To better understand the impact of COVID-19 on social media use, Wunderman Thompson teamed up with the World Health Organization, the University of Melbourne and Pollfish to survey 23,500 people aged 18-40 years in 24 hotspot countries. Respondents were reached on their mobile devices between October 24, 2020 and January 7, 2021.
The report, titled “Social Media & COVID-19: A Global Study of Digital Crisis Interaction Among Gen Z and Millennials,” looks at who gen Z and millennials across the world trust for COVID-19 news, what they are most likely to share on social media and their awareness of false news. It also unearths differences amongst countries, offering lessons for governments, health organizations, businesses and schools on how to reach this cohort.

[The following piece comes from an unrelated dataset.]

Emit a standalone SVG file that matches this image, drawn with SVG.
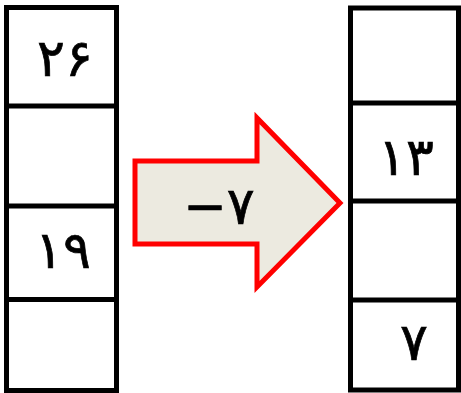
<svg xmlns="http://www.w3.org/2000/svg" width="461" height="393" viewBox="0 0 461 393">
  <style>
    .box { fill: #ffffff; stroke: #000000; stroke-width: 5; }
    .div { stroke: #000000; stroke-width: 5; fill: none; }
    .num { font-family: "DejaVu Sans", "Noto Sans", sans-serif; font-size: 52px; fill: #000000; stroke: #000000; stroke-width: 0.7; text-anchor: middle; letter-spacing: 8px; }
  </style>
  <rect width="461" height="393" fill="#ffffff"/>
  <g id="left-column">
    <rect class="box" x="6.5" y="7.5" width="110" height="383"/>
    <line class="div" x1="6.5" y1="106" x2="116.5" y2="106"/>
    <line class="div" x1="6.5" y1="206" x2="116.5" y2="206"/>
    <line class="div" x1="6.5" y1="299.5" x2="116.5" y2="299.5"/>
    <text class="num" x="65" y="76">۲۶</text>
    <text class="num" x="63" y="268">۱۹</text>
  </g>
  <g id="arrow">
    <polygon points="135,161 257,161 257,118 340,203 257,287 257,244 135,244" fill="#ECEAE0" stroke="#FF0000" stroke-width="5"/>
    <text class="num" x="219" y="224" style="letter-spacing:5px">−۷</text>
  </g>
  <g id="right-column">
    <rect class="box" x="350.5" y="8" width="108" height="382"/>
    <line class="div" x1="350.5" y1="103" x2="458.5" y2="103"/>
    <line class="div" x1="350.5" y1="201" x2="458.5" y2="201"/>
    <line class="div" x1="350.5" y1="300" x2="458.5" y2="300"/>
    <text class="num" x="406" y="175">۱۳</text>
    <text class="num" x="414" y="360">۷</text>
  </g>
  <g id="connectors"/>
</svg>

Below, we share top findings from the report.
When it comes to COVID-19 news, gen Z and millennials—the digital natives on these platforms—are quietly turning to trusted sources like mainstream media, as well as health and science experts and global organizations like the World Health Organization (WHO).

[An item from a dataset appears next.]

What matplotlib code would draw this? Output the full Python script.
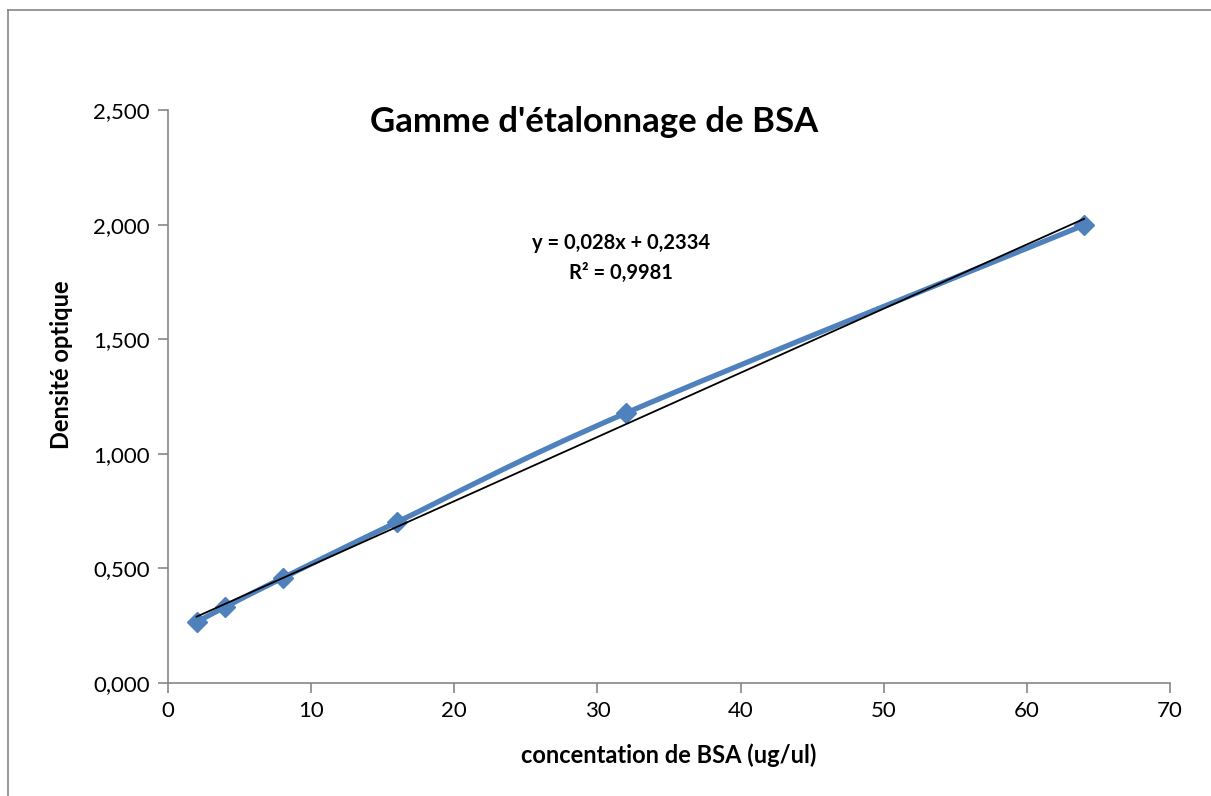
import matplotlib
matplotlib.use('Agg')
import matplotlib.pyplot as plt
from matplotlib.path import Path
from matplotlib.patches import PathPatch
from matplotlib.lines import Line2D
from matplotlib.ticker import FuncFormatter
import numpy as np

# data
conc = [2, 4, 8, 16, 32, 64]
do = [0.266, 0.332, 0.458, 0.702, 1.178, 1.998]
slope, intercept = 0.028, 0.2334
r2 = 0.9981

BLUE = "#4F81BD"
GREY = "#868686"
plt.rcParams['font.family'] = ['Lato', 'DejaVu Sans']

fig = plt.figure(figsize=(12.11, 7.96), dpi=100)
ax = fig.add_axes([168/1211, 1-683/796, (1170-168)/1211, (683-110)/796])

# outer chart frame (left + top visible)
fig.add_artist(Line2D([8/1211, 8/1211], [0, 1-10/796], transform=fig.transFigure,
                      color=GREY, lw=1.2))
fig.add_artist(Line2D([8/1211, 1], [1-10/796, 1-10/796], transform=fig.transFigure,
                      color=GREY, lw=1.2))

# smoothed series line (bezier through the points, like Excel)
pts = np.column_stack([conc, do]).astype(float)
n = len(pts)
verts = [pts[0]]
codes = [Path.MOVETO]
for i in range(n - 1):
    p0 = pts[max(i-1, 0)]; p1 = pts[i]; p2 = pts[i+1]; p3 = pts[min(i+2, n-1)]
    c1 = p1 + (p2 - p0) / 6
    c2 = p2 - (p3 - p1) / 6
    verts += [c1, c2, p2]
    codes += [Path.CURVE4] * 3
ax.add_patch(PathPatch(Path(verts, codes), fc='none', ec=BLUE, lw=3.8,
                       capstyle='round', joinstyle='round', zorder=3))
ax.plot(conc, do, ls='none', marker='D', ms=10, color=BLUE, zorder=4)

# linear trendline
tx = np.array([conc[0], conc[-1]])
ax.plot(tx, slope*tx + intercept, color='black', lw=1.3, zorder=5)

ax.set_xlim(0, 70)
ax.set_ylim(0, 2.5)
ax.set_xticks(range(0, 71, 10))
ax.set_yticks(np.arange(0, 2.51, 0.5))
ax.yaxis.set_major_formatter(FuncFormatter(lambda v, p: f"{v:.3f}".replace('.', ',')))
for s in ['top', 'right']:
    ax.spines[s].set_visible(False)
for s in ['left', 'bottom']:
    ax.spines[s].set_color(GREY)
    ax.spines[s].set_linewidth(1.2)
ax.tick_params(direction='out', length=7, width=1.2, color=GREY, labelsize=16, pad=6)

ax.set_xlabel("concentation de BSA (ug/ul)", fontsize=17, fontweight='bold', labelpad=16)
ax.set_ylabel("Densité optique", fontsize=17, fontweight='bold', labelpad=12)
ax.yaxis.set_label_coords(-0.095, 0.555)

ax.text(0.425, 0.979, "Gamme d'étalonnage de BSA", transform=ax.transAxes,
        ha='center', va='center', fontsize=25, fontweight='bold')
ax.text(0.452, 0.742, f"y = 0,028x + 0,2334\nR² = {r2:.4f}".replace('0.', '0,'),
        transform=ax.transAxes, ha='center', va='center', fontsize=14.5,
        fontweight='bold', linespacing=1.65)

fig.savefig("out.png", dpi=100, facecolor='white')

Gen Z and millennials say they typically rely on multiple sources of COVID-19 news, with 43% saying they go first to national newspapers, TV and radio, 36% saying they actively search on search sites and 35% saying they turn to international news media.
Social media content by mainstream media (34%) is also popular, as is social media content from WHO (32%). Health and science experts are the next most popular (29%), followed by government sources (28%).